* Your instructions *
Nothing outside the lines from the one containing "Clone this diagram in TikZ." through the one containing "(hoyre) -- cycle;" should be copied, and no pictures either. Copy those lines exactly.

* Dataset content *
——————————

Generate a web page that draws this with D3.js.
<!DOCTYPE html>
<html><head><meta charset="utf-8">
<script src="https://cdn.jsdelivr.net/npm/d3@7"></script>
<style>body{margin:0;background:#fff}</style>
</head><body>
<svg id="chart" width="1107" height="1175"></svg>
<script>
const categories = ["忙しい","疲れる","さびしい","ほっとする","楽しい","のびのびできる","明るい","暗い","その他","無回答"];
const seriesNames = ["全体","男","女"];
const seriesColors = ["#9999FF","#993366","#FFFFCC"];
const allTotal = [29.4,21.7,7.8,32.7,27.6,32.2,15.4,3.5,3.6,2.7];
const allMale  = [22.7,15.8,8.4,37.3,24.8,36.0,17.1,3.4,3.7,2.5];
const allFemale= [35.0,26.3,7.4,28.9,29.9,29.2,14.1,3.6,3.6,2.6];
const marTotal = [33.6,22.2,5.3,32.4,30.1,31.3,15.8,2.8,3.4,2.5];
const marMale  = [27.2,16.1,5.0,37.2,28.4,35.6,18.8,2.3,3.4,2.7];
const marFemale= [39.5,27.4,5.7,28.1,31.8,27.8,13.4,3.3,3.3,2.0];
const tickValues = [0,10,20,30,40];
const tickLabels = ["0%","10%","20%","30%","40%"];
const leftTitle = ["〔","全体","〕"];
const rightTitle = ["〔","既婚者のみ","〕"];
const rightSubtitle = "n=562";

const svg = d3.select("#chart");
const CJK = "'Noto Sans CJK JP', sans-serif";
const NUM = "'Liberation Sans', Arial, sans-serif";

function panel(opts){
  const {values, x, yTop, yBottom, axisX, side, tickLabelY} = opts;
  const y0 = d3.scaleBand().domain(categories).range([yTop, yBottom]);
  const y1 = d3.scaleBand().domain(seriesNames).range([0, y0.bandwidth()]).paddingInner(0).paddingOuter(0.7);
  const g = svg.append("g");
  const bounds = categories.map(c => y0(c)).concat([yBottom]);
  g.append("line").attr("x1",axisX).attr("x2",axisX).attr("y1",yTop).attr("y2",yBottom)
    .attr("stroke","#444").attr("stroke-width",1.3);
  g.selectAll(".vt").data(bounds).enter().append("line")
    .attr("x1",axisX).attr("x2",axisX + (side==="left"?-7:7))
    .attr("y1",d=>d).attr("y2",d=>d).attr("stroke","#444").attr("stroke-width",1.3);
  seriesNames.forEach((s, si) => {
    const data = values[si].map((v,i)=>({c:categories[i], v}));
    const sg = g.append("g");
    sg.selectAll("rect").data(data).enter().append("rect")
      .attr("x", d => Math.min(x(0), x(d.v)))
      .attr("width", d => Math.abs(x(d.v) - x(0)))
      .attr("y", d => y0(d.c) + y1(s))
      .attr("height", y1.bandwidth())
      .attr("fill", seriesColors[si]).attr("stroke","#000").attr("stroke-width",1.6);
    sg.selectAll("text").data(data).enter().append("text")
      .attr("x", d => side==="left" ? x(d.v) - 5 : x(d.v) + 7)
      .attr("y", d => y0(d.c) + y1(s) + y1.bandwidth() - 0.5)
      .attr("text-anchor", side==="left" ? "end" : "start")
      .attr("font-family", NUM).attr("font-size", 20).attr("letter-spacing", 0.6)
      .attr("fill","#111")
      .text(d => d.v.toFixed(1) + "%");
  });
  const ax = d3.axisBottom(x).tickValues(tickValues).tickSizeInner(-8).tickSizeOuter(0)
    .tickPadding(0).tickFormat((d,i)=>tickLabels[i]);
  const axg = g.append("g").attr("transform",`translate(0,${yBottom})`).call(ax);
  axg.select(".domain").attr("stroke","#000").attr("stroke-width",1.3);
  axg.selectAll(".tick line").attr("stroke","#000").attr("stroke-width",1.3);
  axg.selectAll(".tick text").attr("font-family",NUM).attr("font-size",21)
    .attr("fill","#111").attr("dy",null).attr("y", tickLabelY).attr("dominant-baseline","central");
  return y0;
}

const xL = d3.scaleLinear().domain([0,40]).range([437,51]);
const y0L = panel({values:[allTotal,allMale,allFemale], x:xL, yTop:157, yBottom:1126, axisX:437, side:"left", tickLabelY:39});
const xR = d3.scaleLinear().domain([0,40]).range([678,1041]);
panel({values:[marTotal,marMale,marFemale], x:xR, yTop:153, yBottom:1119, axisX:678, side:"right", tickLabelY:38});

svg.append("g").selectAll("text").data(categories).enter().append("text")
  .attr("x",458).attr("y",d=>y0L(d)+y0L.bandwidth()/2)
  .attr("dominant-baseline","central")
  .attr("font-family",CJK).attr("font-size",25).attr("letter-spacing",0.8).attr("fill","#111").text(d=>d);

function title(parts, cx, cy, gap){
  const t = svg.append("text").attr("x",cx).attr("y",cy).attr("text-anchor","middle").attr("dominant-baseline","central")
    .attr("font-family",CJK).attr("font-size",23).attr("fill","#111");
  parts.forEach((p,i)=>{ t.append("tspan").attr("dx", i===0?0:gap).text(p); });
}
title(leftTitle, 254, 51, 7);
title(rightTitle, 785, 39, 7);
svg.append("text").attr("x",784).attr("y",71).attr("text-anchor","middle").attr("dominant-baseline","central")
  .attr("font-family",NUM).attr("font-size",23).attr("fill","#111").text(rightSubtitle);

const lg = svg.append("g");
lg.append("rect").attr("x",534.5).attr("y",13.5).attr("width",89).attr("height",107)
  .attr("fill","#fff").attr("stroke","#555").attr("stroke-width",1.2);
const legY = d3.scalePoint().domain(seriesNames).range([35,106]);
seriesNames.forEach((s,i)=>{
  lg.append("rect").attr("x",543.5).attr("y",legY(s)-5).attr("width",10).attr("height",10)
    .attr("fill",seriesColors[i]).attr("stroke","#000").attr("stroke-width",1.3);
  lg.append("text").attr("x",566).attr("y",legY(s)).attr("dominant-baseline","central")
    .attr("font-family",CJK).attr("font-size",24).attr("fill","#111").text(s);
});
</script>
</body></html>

——————————

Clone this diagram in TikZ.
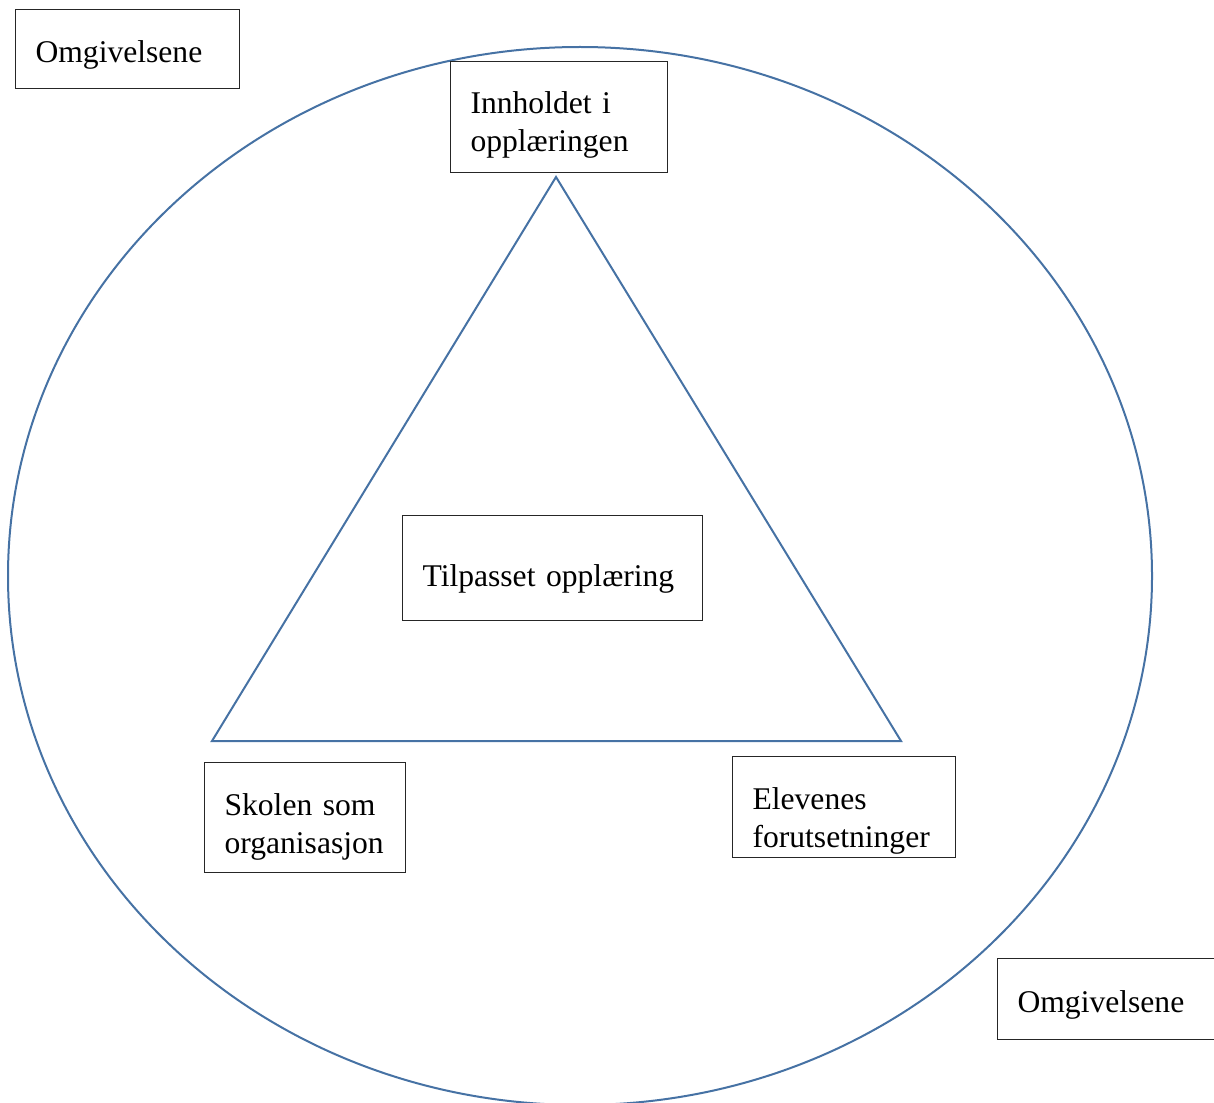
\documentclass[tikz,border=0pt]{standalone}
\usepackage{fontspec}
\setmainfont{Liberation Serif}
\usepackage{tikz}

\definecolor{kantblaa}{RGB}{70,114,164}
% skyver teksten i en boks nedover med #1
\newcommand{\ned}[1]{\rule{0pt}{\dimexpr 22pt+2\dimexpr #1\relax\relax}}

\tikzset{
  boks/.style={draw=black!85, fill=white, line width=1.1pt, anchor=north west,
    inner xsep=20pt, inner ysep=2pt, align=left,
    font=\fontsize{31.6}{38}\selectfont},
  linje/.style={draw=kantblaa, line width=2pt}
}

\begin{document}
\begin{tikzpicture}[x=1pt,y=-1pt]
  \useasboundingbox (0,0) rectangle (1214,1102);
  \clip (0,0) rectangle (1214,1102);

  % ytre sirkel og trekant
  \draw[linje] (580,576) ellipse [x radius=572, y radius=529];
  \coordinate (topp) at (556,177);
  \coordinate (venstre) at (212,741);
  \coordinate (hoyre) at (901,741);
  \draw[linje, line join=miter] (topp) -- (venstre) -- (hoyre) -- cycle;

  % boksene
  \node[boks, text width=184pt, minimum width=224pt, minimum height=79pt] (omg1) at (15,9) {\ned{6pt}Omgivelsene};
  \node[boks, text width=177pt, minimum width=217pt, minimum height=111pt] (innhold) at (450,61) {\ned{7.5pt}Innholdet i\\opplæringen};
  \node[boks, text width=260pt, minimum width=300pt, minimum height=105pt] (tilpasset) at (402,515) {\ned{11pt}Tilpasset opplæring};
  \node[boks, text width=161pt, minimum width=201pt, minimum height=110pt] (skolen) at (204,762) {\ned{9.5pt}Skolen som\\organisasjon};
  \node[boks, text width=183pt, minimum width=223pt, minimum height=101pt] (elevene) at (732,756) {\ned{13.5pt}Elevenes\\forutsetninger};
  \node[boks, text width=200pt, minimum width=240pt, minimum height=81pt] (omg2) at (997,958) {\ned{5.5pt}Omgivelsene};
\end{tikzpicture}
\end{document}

——————————

* Result for this exercise *
Clone this diagram in TikZ.
\documentclass[tikz,border=0pt]{standalone}
\usepackage{fontspec}
\setmainfont{Liberation Serif}
\usepackage{tikz}

\definecolor{kantblaa}{RGB}{70,114,164}
% skyver teksten i en boks nedover med #1
\newcommand{\ned}[1]{\rule{0pt}{\dimexpr 22pt+2\dimexpr #1\relax\relax}}

\tikzset{
  boks/.style={draw=black!85, fill=white, line width=1.1pt, anchor=north west,
    inner xsep=20pt, inner ysep=2pt, align=left,
    font=\fontsize{31.6}{38}\selectfont},
  linje/.style={draw=kantblaa, line width=2pt}
}

\begin{document}
\begin{tikzpicture}[x=1pt,y=-1pt]
  \useasboundingbox (0,0) rectangle (1214,1102);
  \clip (0,0) rectangle (1214,1102);

  % ytre sirkel og trekant
  \draw[linje] (580,576) ellipse [x radius=572, y radius=529];
  \coordinate (topp) at (556,177);
  \coordinate (venstre) at (212,741);
  \coordinate (hoyre) at (901,741);
  \draw[linje, line join=miter] (topp) -- (venstre) -- (hoyre) -- cycle;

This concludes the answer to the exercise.